The dead will be exhumed, identified and properly reburied, and a beautiful gallery with heart-wrenching photos will recount the losses of the individual, the suffering of the Yazidi people, and the nominal victory of humanity by quantifying the destruction and providing closure to a dark chapter of human history.

On a wall in this memorial will be a quote from a survivor of a prior genocide, one that occurred roughly seventy five years before the Yazidi genocide; “It has happened, therefore it can happen, it can happen everywhere.”

The quote will not only help to relate the Yazidi genocide to past occurrences, but also unintentionally frame it in the context of an unbreakable pattern of human action, a learned behavior.
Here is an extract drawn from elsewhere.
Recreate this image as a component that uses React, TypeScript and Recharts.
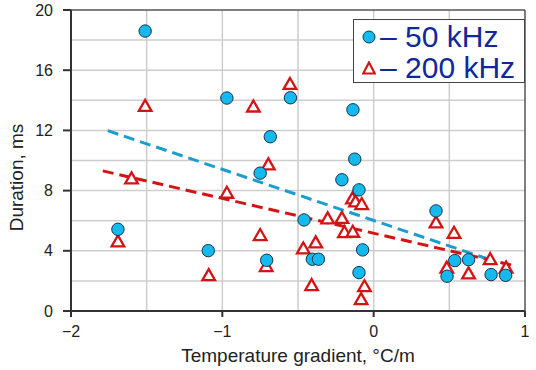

As if in recognizing and remembering history, we’re doomed to a self-fulfilling prophecy of repeating it.

2 thoughts on ““It happened, therefore it can happen, it can happen anywhere.”

  1. I have been to Auschwitz this summer and I was so moved that I’m still looking after new articles from other bloggers every other week because I want to know what their feelings were. Thank you for yours and thank you for sharing.

    1. It really is a place unlike any other, and I’m so glad it’s preserved with such care. If you haven’t yet, I’d recommend you visit sarajevo and Srebrenica to see the another remnants of another genocide.